First round(s) of editing
- Give a brief statement on the project. Questions to ask yourself: What is the topic of the project? Can it be explained in 1-3 sentences?
- Is there a time limit to the project? If so, time out the project with a voiceover; diagram out themes. If timing is within the project parameters, go to #7.
- Listen for any redundant/slang/awkward statements.
- Show, don’t tell.
- Look for too many examples that show a topic, or if the sequence is too long to explain a topic, and loses the viewer’s interest.
- Go back to #2 – how’s the time now? Too long? Repeat steps 4-6 🙂
- Work on visuals (use a Ken Burns effect, or use other media).
More Editing Tips and Tricks!
Think of voiceover as reading a poem (i.e., “expressive reading”):
- Give pause to statements and commas/periods.
- Give inflection to voice, rise with a question, drop with a statement.
- Place emphasis on keywords or phrases in the text.
Many people’s go-to transition is a cross dissolves. Use jump cuts as well, such as at the end of a sentence or statement, or “on the beat”, such as when a note is struck in the music, or a word is spoken in the narrative.
Cues for a new chapter/idea/section
These are just possible cues to help the viewer change to a new topic – there’s always more to discover. And experiment with using a few together.

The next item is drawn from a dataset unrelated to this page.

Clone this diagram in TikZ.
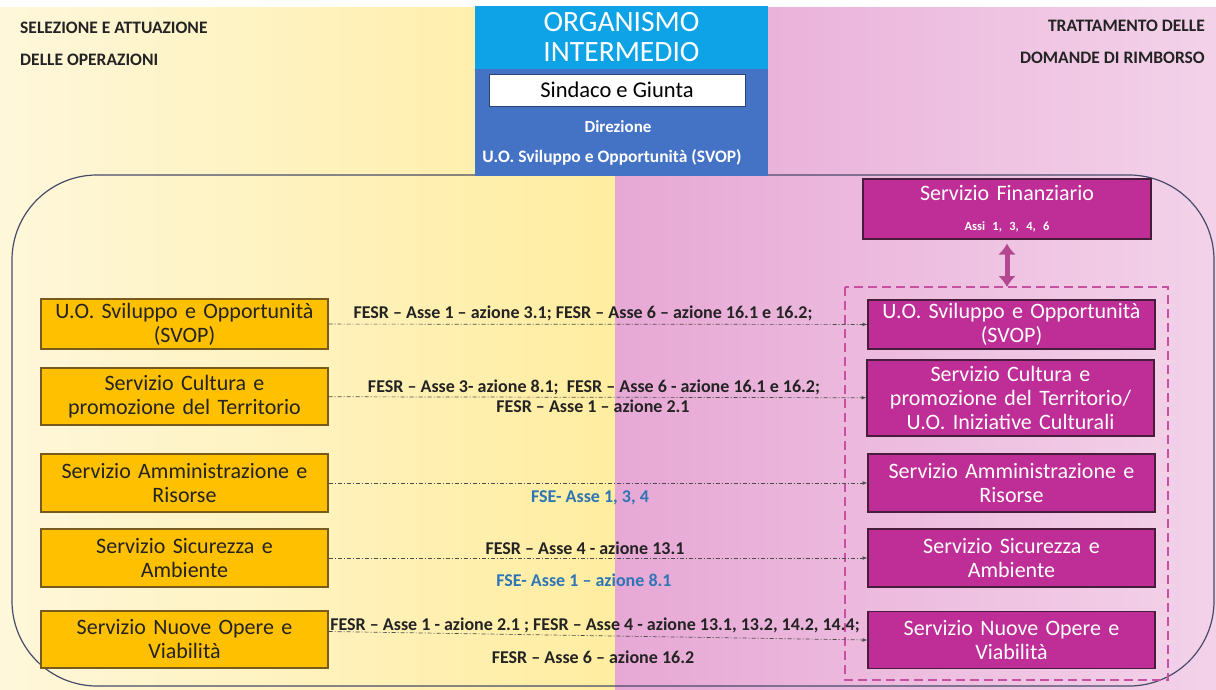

- Music cues – change music to different tone/instrument.
- Lack of sound – end on strong statement, give 1 second pause.
- Long strum of guitar can indicate an ending or a beginning (ken’s at 1:36).
- Fade to black.
- Hold on still image for 1 second.
- Titles can indicate new chapter.
- Keep titles short, and have them display long enough to read out loud; try to not have voiceover or motion during this time.
- Don’t use bold.
- Use italics for books, magazines, etc.
- Call to action on its own slide at the end of the credits, such as a website url.
Possible editing workflow
- Focus on tightening up the edit (edit down to the approximate time allotted for the project, if there is one).
- Work on finalizing composition of images. Break up shots; don’t use Ken Burns every time, try to use other media or clips..
- Work on transitions between scenes.
- Adjust volume levels (make sure all voices are at same levels, have quick fade up/down at beginning/end of audio clip as needed, sound duck music when voice over occurs).
- Work on pacing. Give pause between different sections or topics; can break it up with titles to indicate new topics, use fades, use a different soundtrack, raise the volume of the soundtrack, etc.
- Perform any color correction, if needed.